Copy out the listing that follows, exact in every word, and skip the images.

* * * * * * * * *

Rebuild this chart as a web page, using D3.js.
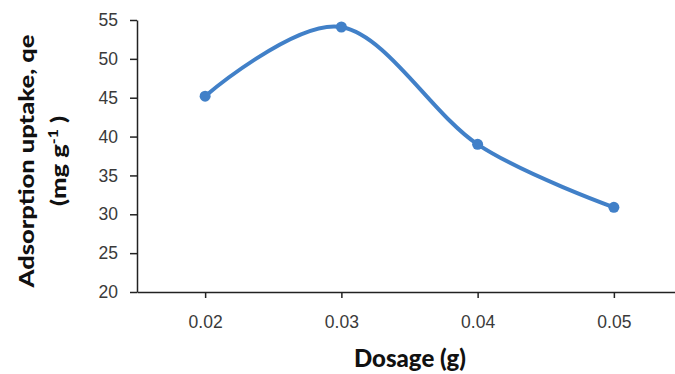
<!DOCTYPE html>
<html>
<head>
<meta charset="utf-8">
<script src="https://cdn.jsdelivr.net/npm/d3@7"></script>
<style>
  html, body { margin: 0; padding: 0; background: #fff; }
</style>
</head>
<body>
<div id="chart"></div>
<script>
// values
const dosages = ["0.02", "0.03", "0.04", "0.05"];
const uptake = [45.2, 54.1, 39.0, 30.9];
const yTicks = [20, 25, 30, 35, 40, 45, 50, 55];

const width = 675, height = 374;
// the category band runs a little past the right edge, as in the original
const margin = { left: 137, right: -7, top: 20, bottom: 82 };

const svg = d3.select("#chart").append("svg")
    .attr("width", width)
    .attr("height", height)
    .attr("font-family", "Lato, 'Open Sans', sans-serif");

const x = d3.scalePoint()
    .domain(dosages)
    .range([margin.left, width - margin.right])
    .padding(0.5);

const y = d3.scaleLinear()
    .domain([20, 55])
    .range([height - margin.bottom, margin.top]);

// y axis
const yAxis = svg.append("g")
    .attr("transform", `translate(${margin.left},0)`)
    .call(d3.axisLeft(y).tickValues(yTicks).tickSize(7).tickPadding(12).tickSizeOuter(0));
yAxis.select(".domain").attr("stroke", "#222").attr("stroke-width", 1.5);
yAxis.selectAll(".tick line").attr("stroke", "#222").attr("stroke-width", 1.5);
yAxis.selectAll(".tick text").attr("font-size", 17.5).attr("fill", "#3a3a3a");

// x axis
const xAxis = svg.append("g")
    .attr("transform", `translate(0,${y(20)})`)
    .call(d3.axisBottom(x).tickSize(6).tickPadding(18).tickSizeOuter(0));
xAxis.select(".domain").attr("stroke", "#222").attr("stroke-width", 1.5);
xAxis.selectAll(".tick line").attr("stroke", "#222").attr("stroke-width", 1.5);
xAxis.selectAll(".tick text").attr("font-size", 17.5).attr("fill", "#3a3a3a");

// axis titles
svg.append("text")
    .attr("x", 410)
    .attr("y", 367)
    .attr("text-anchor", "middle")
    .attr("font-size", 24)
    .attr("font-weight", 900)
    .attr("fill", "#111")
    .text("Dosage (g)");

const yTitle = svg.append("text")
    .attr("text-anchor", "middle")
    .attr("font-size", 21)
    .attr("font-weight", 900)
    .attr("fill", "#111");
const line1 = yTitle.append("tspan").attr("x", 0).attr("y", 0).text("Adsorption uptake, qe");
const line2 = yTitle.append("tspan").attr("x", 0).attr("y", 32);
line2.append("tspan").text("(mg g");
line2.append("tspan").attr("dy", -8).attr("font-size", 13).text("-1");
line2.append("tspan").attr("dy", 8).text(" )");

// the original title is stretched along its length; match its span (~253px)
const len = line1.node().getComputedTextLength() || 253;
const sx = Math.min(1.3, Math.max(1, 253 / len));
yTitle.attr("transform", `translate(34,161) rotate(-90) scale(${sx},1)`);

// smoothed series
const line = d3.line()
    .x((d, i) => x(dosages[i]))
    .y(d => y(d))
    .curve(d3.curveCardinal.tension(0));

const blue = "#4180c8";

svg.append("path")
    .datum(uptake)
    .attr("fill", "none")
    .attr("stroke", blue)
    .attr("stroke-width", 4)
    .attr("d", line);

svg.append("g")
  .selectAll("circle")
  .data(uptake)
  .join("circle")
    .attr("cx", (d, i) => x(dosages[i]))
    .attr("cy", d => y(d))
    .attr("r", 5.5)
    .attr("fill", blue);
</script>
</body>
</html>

* * * * * * * * *

Finished answer
Rebuild this chart as a web page, using D3.js.
<!DOCTYPE html>
<html>
<head>
<meta charset="utf-8">
<script src="https://cdn.jsdelivr.net/npm/d3@7"></script>
<style>
  html, body { margin: 0; padding: 0; background: #fff; }
</style>
</head>
<body>
<div id="chart"></div>
<script>
// values
const dosages = ["0.02", "0.03", "0.04", "0.05"];
const uptake = [45.2, 54.1, 39.0, 30.9];
const yTicks = [20, 25, 30, 35, 40, 45, 50, 55];

const width = 675, height = 374;
// the category band runs a little past the right edge, as in the original
const margin = { left: 137, right: -7, top: 20, bottom: 82 };

const svg = d3.select("#chart").append("svg")
    .attr("width", width)
    .attr("height", height)
    .attr("font-family", "Lato, 'Open Sans', sans-serif");

const x = d3.scalePoint()
    .domain(dosages)
    .range([margin.left, width - margin.right])
    .padding(0.5);

const y = d3.scaleLinear()
    .domain([20, 55])
    .range([height - margin.bottom, margin.top]);

// y axis
const yAxis = svg.append("g")
    .attr("transform", `translate(${margin.left},0)`)
    .call(d3.axisLeft(y).tickValues(yTicks).tickSize(7).tickPadding(12).tickSizeOuter(0));
yAxis.select(".domain").attr("stroke", "#222").attr("stroke-width", 1.5);
yAxis.selectAll(".tick line").attr("stroke", "#222").attr("stroke-width", 1.5);
yAxis.selectAll(".tick text").attr("font-size", 17.5).attr("fill", "#3a3a3a");

// x axis
const xAxis = svg.append("g")
    .attr("transform", `translate(0,${y(20)})`)
    .call(d3.axisBottom(x).tickSize(6).tickPadding(18).tickSizeOuter(0));
xAxis.select(".domain").attr("stroke", "#222").attr("stroke-width", 1.5);
xAxis.selectAll(".tick line").attr("stroke", "#222").attr("stroke-width", 1.5);
xAxis.selectAll(".tick text").attr("font-size", 17.5).attr("fill", "#3a3a3a");

// axis titles
svg.append("text")
    .attr("x", 410)
    .attr("y", 367)
    .attr("text-anchor", "middle")
    .attr("font-size", 24)
    .attr("font-weight", 900)
    .attr("fill", "#111")
    .text("Dosage (g)");

const yTitle = svg.append("text")
    .attr("text-anchor", "middle")
    .attr("font-size", 21)
    .attr("font-weight", 900)
    .attr("fill", "#111");
const line1 = yTitle.append("tspan").attr("x", 0).attr("y", 0).text("Adsorption uptake, qe");
const line2 = yTitle.append("tspan").attr("x", 0).attr("y", 32);
line2.append("tspan").text("(mg g");
line2.append("tspan").attr("dy", -8).attr("font-size", 13).text("-1");
line2.append("tspan").attr("dy", 8).text(" )");

// the original title is stretched along its length; match its span (~253px)
const len = line1.node().getComputedTextLength() || 253;
const sx = Math.min(1.3, Math.max(1, 253 / len));
yTitle.attr("transform", `translate(34,161) rotate(-90) scale(${sx},1)`);

// smoothed series
const line = d3.line()
    .x((d, i) => x(dosages[i]))
    .y(d => y(d))
    .curve(d3.curveCardinal.tension(0));

const blue = "#4180c8";

svg.append("path")
    .datum(uptake)
    .attr("fill", "none")
    .attr("stroke", blue)
    .attr("stroke-width", 4)
    .attr("d", line);

svg.append("g")
  .selectAll("circle")
  .data(uptake)
  .join("circle")
    .attr("cx", (d, i) => x(dosages[i]))
    .attr("cy", d => y(d))
    .attr("r", 5.5)
    .attr("fill", blue);
</script>
</body>
</html>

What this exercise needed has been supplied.